FIX, Electronic Trading and Disaster Recovery

An often overlooked part of Electronic Trading implementations is the world of high availability/disaster recovery/business continuity.

Why? Simply put, because it's hard and expensive. Let's look at this more closely...

From first principles, a sell-side will anticipate making profit from the order flow received through a FIX connection. As such, keeping that FIX session reliably available (during normal trading hours ) to their client is a sensible move.

So, how can that be done?

Let's make some working assumptions:

the sell-side is running their market infrastructure in two locations - a production site and a disaster recovery/ business continuity site
the sell-side establishes FIX connections from their production site to their buy-side client production site
the buy-side has a production site and a disaster recover site
the logical connection between buy-side and sell-side is via a FIX network (such as Ullink, Fidessa, Autex, STN, FTN - many others are available)
the physical connection runs over a financial markets extranet (such as TNS, BT Radianz, Fixnetix - many others are available).

A simple model of this would be a four-way connectivity model -

sell-side production to buy-side production
sell-side DR/BCP to buy-side production
sell-side production to buy-side DR/BCP
sell-side DR/BCP to buy-side DR/BCP

This gives redundancy of trading infrastructure at both buy-side and sell-side.

Right, so we are done?

No...

Let's start with what has been missed. Lets's look for single points of failure.

The FIX network.

In various consulting engagements over the years I have seen every major application level FIX network suffer failure. Typically alongside poor communication of expected time to recovery, root-cause-analysis and remediation strategy. So, in order to avoid that issue - do we need to move from a four-way model of connections as listed above to an eight way model?

Physical infrastructure provider

If all equipment is racked in industrial strength data centres, then one may expect a high level of quality. But should a firm use two providers, again to avoid single point of failure. In this case, perhaps we can retain the four-way model and just use one provider for production and one for DR/BCP.

Physical connectivity providers

[This is a huge topic that merits a whole series of posts on it's own, but for now we'll fit it in here]

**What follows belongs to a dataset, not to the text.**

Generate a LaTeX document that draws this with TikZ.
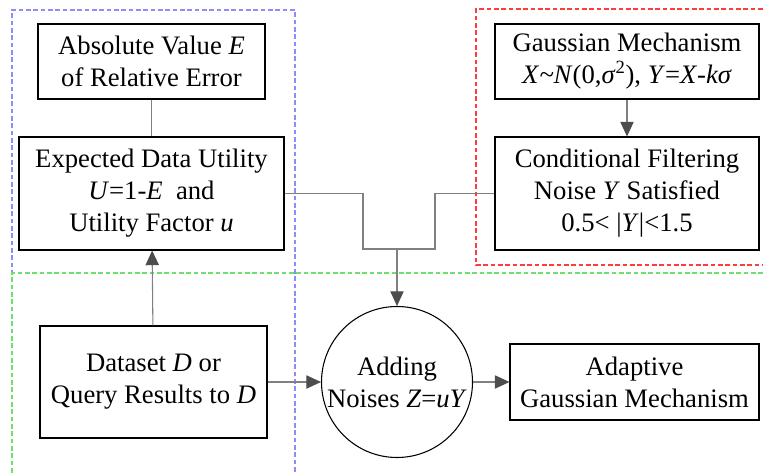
\documentclass[tikz,border=0pt]{standalone}
\usepackage{fontspec}
\setmainfont{Liberation Serif}
\usepackage{tikz}
\usetikzlibrary{shapes,arrows.meta}
\usepackage{xcolor}
\definecolor{linegray}{HTML}{808080}
\definecolor{tipgray}{HTML}{4D4D4D}
\definecolor{dashblue}{HTML}{8C8CFF}
\definecolor{dashred}{HTML}{FF3B3B}
\definecolor{dashgreen}{HTML}{6CE06C}

\begin{document}
\begin{tikzpicture}[x=0.75pt, y=-0.75pt,
  box/.style={draw=black, line width=0.8pt, align=center, inner sep=0pt,
    font=\fontsize{20}{24}\selectfont},
  link/.style={draw=linegray, line width=0.8pt},
  arr/.style={link, -{Triangle[length=11pt,width=10pt,color=tipgray,fill=tipgray]}},
  frame/.style={line width=0.9pt, dash pattern=on 3.5pt off 2pt}]
\useasboundingbox (0,0) rectangle (763,473);
% dashed groups
\draw[frame, dashblue] (12,480) -- (12,10) -- (295,10) -- (295,480);
\draw[frame, dashred] (770,9) -- (476,9) -- (476,265) -- (770,265);
\draw[frame, dashgreen] (12,480) -- (12,273) -- (770,273);
% boxes
\node[box, minimum width=170.25pt, minimum height=56.25pt] (absval) at (151.5,61.5)
  {Absolute Value \textit{E}\\of Relative Error};
\node[box, minimum width=198.75pt, minimum height=84.75pt] (utility) at (151.5,193.5)
  {Expected Data Utility\\\textit{U}=1-\textit{E}\ \ and\\Utility Factor \textit{u}};
\node[box, minimum width=170.25pt, minimum height=84pt] (dataset) at (153.5,382)
  {Dataset \textit{D} or\\Query Results to \textit{D}};
\node[box, minimum width=198pt, minimum height=56.25pt] (gauss) at (627,61.5)
  {Gaussian Mechanism\\\textit{X}\textit{\textasciitilde}\textit{N}(0,\textit{σ}\textsuperscript{2}), \textit{Y}=\textit{X}-\textit{kσ}};
\node[box, minimum width=198pt, minimum height=84.75pt] (filter) at (627,193.5)
  {Conditional Filtering\\Noise \textit{Y} Satisfied\\0.5< |\textit{Y}|<1.5};
\node[box, circle, minimum size=113.25pt] (adding) at (397,382)
  {Adding\\Noises \textit{Z}=\textit{uY}};
\node[box, minimum width=186.75pt, minimum height=57pt] (adaptive) at (634.5,382)
  {Adaptive\\Gaussian Mechanism};
% connectors
\coordinate (lbend) at (363,249);
\coordinate (rbend) at (435,249);
\coordinate (join) at (adding.north |- lbend);
\draw[link] (absval) -- (utility);
\draw[arr] (dataset) -- (utility);
\draw[arr] (gauss) -- (filter);
\draw[link] (utility.east) -| (lbend) -- (rbend) |- (filter.west);
\draw[arr] (join) -- (adding.north);
\draw[arr] (dataset) -- (adding);
\draw[arr] (adding) -- (adaptive);
\end{tikzpicture}
\end{document}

If the physical connectivity in the four-way model is provided by one firm, then that's a single point of failure as well. Adding a second provider may help, but behind the scenes many of the physical connectivity providers actually buy bandwidth from the same companies that actually dig up roads and lay fibre. So, diversity of extranet provider may be harder than it looks on the surface. Once you start looking for diverse routes of long haul fibre you can swiftly realise that this is a much bigger topic than a first glance. Again, does this mean moving from four-way to eight-way?

Application level issues

Simple example: a sell-side production trading infrastructure fails-over to the DR/BCP site. The DR/BCP site needs to re-establish connectivity. In order to do this elegantly (and not via the problematic brute-force approach of re-sending everything) the sell-side DR/BCP site needs to know the last FIX sequence numbers that have been processed inbound and outbound. Hence there is a fifth leg to add to the four-way model above:

sell-side production to buy-side production
sell-side DR/BCP to buy-side production
sell-side production to buy-side DR/BCP
sell-side DR/BCP to buy-side DR/BCP
sell-side production to sell-side DR/BCP

So, what does this mean?

Simply put - this issue boils down to a few key points:

Money
Time (and money) spent engineering
Time (and money) spent in testing the failover model for reliability (if your failover fails, you enter a world of pain, rather like BA did)
"War-Gaming" - brainstorming how failures can occur
Money spent on preventative maintenance
Hiring and retaining resourcing production support personnel who can improvise in the line of fire.

For ultimate reliability the $ cost is extremely high.

For no reliability the $ cost is low but there is reputational risk which has a different associated cost.

In summary, there is no simple way to offer real-world DR/BCP for FIX. You have to work out the financial impacts and constraints and reverse from there to the valid solution domain. Then pick what you think your firm can afford and what your clients will accept in failure.